Global Ministries

The United Methodist Church

Connecting the Church in Mission

Wesley M. Neal

Serving At: Davuilevu Theological College of the Methodist Church of Fiji and Rotuma in the South Pacific

Location: Fiji, Asia and Pacific

Home Country: United States of America, North America

Spouse: Jerusha M. Neal

Wesley NealThe Rev. Wesley (Wes) Neal is a missionary with the General Board of Global Ministries of The United Methodist Church serving as lecturer in missiology and practical ministry at the Davuilevu Theological College of the Methodist Church of Fiji and Rotuma in the South Pacific.

Fiji has a population of some 900,000, of whom 500,000 are native Fijians. Of those, two-thirds are Methodist. The Methodist Church of Fiji and Rotuma is a long-time mission partner of Global Ministries, especially in the area of training for pastoral and lay leadership. Davuilevu College is the primary institution for such education. Wes teaches in a wide range of academic and practical subjects.

Wes is an ordained elder of the California-Pacific Annual Conference and was pastor of Wesley United Methodist Church, Belleville, New Jersey from 2009 through mid-2014. Earlier he was pastor of the Santee United Methodist Church and associate pastor for youth and small groups at Fullerton First United Methodist Church in California.

He holds a Bachelor of Arts degree in history and Asian studies from the University of Michigan, Ann Arbor, and a Master of Divinity degree from Princeton Theological Seminary, Princeton, New Jersey. Born in Texas, he lived for several formative teen years in the Philippines, and spent two years teaching in Indonesia through the Princeton in Asia program. He also spent time in India as a mission volunteer. He pastored the multicultural Belleville congregation outside of Newark, while his wife Jerusha, also a missionary, attended Princeton Seminary.

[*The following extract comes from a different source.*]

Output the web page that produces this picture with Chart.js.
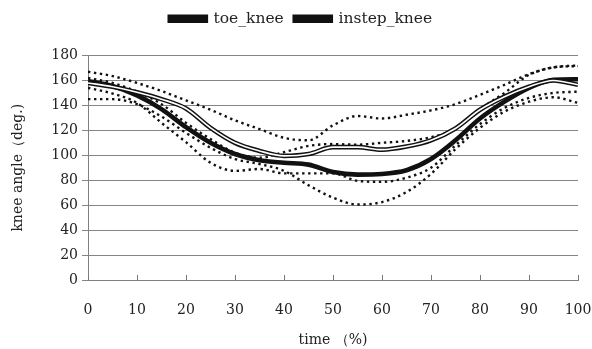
<!DOCTYPE html>
<html>
<head>
<meta charset="utf-8">
<script src="https://cdn.jsdelivr.net/npm/chart.js@4.4.1/dist/chart.umd.min.js"></script>
<style>
  html, body { margin: 0; padding: 0; background: #fff; }
  #wrap { width: 592px; height: 349px; }
</style>
</head>
<body>
<div id="wrap"><canvas id="knee-chart"></canvas></div>
<script>
// time axis (%), one value every 5 %
const timePct = [0, 5, 10, 15, 20, 25, 30, 35, 40, 45, 50, 55, 60, 65, 70, 75, 80, 85, 90, 95, 100];

// mean curves
const toeKnee    = [158, 155, 150.5, 145, 137.5, 122, 110, 103.5, 99.5, 101, 106.5, 106.5, 104.5, 107, 112, 121.5, 136.5, 147, 155, 160, 156.5];
const instepKnee = [159.5, 155.5, 148, 137, 122.5, 110, 101, 96, 94, 92.5, 86.5, 84.5, 85, 88, 97, 112, 129.5, 143, 154, 160.5, 161];

// dotted curves (mean +/- SD)
const toePlusSD    = [167, 163.5, 158, 151.5, 144, 136.5, 128, 121, 114, 112, 124, 131.5, 129.5, 132.5, 136, 141, 148.5, 156.5, 165, 170.5, 171.5];
const toeMinusSD   = [154, 149.5, 142, 126, 110.5, 94, 87.5, 89, 85.5, 85.5, 85.5, 79.5, 78.7, 82, 90, 108, 125, 138, 146, 150, 151];
const instepPlusSD = [162, 158, 151, 141, 126, 113, 102, 98, 102.5, 107.5, 109, 108.5, 110, 111.5, 114.5, 121, 137, 150, 164.5, 170.5, 172];
const instepMinusSD = [145, 145, 141, 131, 118, 106, 97, 93, 87.5, 76, 66, 60.5, 62.5, 70.5, 85, 105, 122, 135, 143, 146.5, 142];

const yTicks = [0, 20, 40, 60, 80, 100, 120, 140, 160, 180];
const xTicks = [0, 10, 20, 30, 40, 50, 60, 70, 80, 90, 100];

Chart.defaults.font.family = "'DejaVu Serif', 'Liberation Serif', serif";
Chart.defaults.font.size = 14;
Chart.defaults.color = '#222';

function pts(values) {
    return values.map((v, i) => ({ x: timePct[i], y: v }));
}

function solid(label, values, color, width) {
    return {
        label: label,
        data: pts(values),
        borderColor: color,
        backgroundColor: color,
        borderWidth: width,
        pointRadius: 0,
        cubicInterpolationMode: 'monotone',
        fill: false
    };
}

function dotted(label, values) {
    return {
        label: label,
        data: pts(values),
        borderColor: '#111',
        backgroundColor: '#111',
        borderWidth: 2.4,
        borderDash: [2.4, 3.6],
        pointRadius: 0,
        cubicInterpolationMode: 'monotone',
        fill: false
    };
}

// small inward tick marks on the x axis
const innerTicks = {
    id: 'innerTicks',
    afterDatasetsDraw(chart) {
        const x = chart.scales.x;
        const y = chart.scales.y;
        const ctx = chart.ctx;
        const base = y.getPixelForValue(0);
        ctx.save();
        ctx.strokeStyle = '#777';
        ctx.lineWidth = 1;
        xTicks.forEach(v => {
            const px = Math.round(x.getPixelForValue(v)) + 0.5;
            ctx.beginPath();
            ctx.moveTo(px, base);
            ctx.lineTo(px, base - 5);
            ctx.stroke();
        });
        ctx.restore();
    }
};

// extra room below the legend
const legendGap = {
    id: 'legendGap',
    beforeInit(chart) {
        const fit = chart.legend.fit;
        chart.legend.fit = function () {
            fit.bind(chart.legend)();
            this.height += 19;
        };
    }
};

const config = {
    type: 'line',
    data: {
        datasets: [
            solid('toe_white', toeKnee, '#fff', 1.6),
            solid('toe_knee', toeKnee, '#111', 4.6),
            solid('instep_knee', instepKnee, '#111', 4.6),
            dotted('toe_plus', toePlusSD),
            dotted('toe_minus', toeMinusSD),
            dotted('instep_plus', instepPlusSD),
            dotted('instep_minus', instepMinusSD)
        ]
    },
    options: {
        responsive: true,
        maintainAspectRatio: false,
        animation: false,
        layout: {
            padding: { left: 10, right: 0, top: 0, bottom: 0 }
        },
        plugins: {
            legend: {
                display: true,
                position: 'top',
                labels: {
                    boxWidth: 36,
                    boxHeight: 4,
                    padding: 11,
                    color: '#222',
                    font: { size: 15.5 },
                    filter: item => item.text === 'toe_knee' || item.text === 'instep_knee'
                }
            },
            tooltip: { enabled: false }
        },
        scales: {
            x: {
                type: 'linear',
                min: 0,
                max: 100,
                afterBuildTicks: scale => {
                    scale.ticks = xTicks.map(v => ({ value: v }));
                },
                afterFit: scale => {
                    scale.height = 69;
                    scale.paddingLeft = 0;
                    scale.paddingRight = 14;
                },
                grid: {
                    display: true,
                    drawOnChartArea: false,
                    drawTicks: false
                },
                border: { display: true, color: '#808080', width: 1 },
                ticks: {
                    padding: 22,
                    maxRotation: 0,
                    color: '#222'
                },
                title: {
                    display: true,
                    text: 'time （%)',
                    color: '#222',
                    font: { size: 14 },
                    padding: { top: 7, bottom: 0 }
                }
            },
            y: {
                min: 0,
                max: 180,
                afterBuildTicks: scale => {
                    scale.ticks = yTicks.map(v => ({ value: v }));
                },
                afterFit: scale => { scale.width = 78; },
                grid: {
                    color: '#858585',
                    lineWidth: 1,
                    tickLength: 6,
                    drawTicks: true
                },
                border: { display: true, color: '#808080', width: 1 },
                ticks: {
                    padding: 4,
                    color: '#222'
                },
                title: {
                    display: true,
                    text: 'knee angle（deg.)',
                    color: '#222',
                    font: { size: 14 },
                    padding: { top: 0, bottom: 4 }
                }
            }
        }
    },
    plugins: [innerTicks, legendGap]
};

new Chart(document.getElementById('knee-chart'), config);
</script>
</body>
</html>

“My life as a disciple of Jesus Christ began in the 7th grade,” he says, “when a youth pastor at the church my family was attending in the Philippines asked if anyone wanted to commit their life to Christ. I raised my hand.” However, he had not considered a life of professional service through the church until those years in Indonesia. Involvement with a group of Indonesian Christians who were advocating for the rights of workers led him to see the challenges and rewards of being a pastor. “My heart for mission and for the dynamism of faith across lines of difference—in faith, ethnicity, and nationality—was fostered there.

“My practice of this call has been shaped through the 15 years I have worked as a pastor. Two experiences in particular have shaped my personal understanding of God’s call to mission. The first was the years I spent working with the Joint Commission, a ministry that worked among Methodist churches north and south of the [US-Mexican] border in California at the height of the debate in the US about ‘illegal’ immigration. We worked on both sides of the border to be in ministry with people who were stranded by deportation.”

The second experience was in the Belleville church, where the people spoke nine different languages. “I had to learn much about leadership across cultural lines, and how to trust God in the midst of brokenness. What we all have in common, I have come to see, is an experience of displacement and a need for healing and new beginnings.

“My hope is to serve in a place where I can proclaim the love of God, the grace of Jesus Christ, and the peace of the Holy Spirit to those who need to know a truth that has the power at one time to anchor us and to set us free.”

He and Jerusha have two young children, Mercy, and Josiah.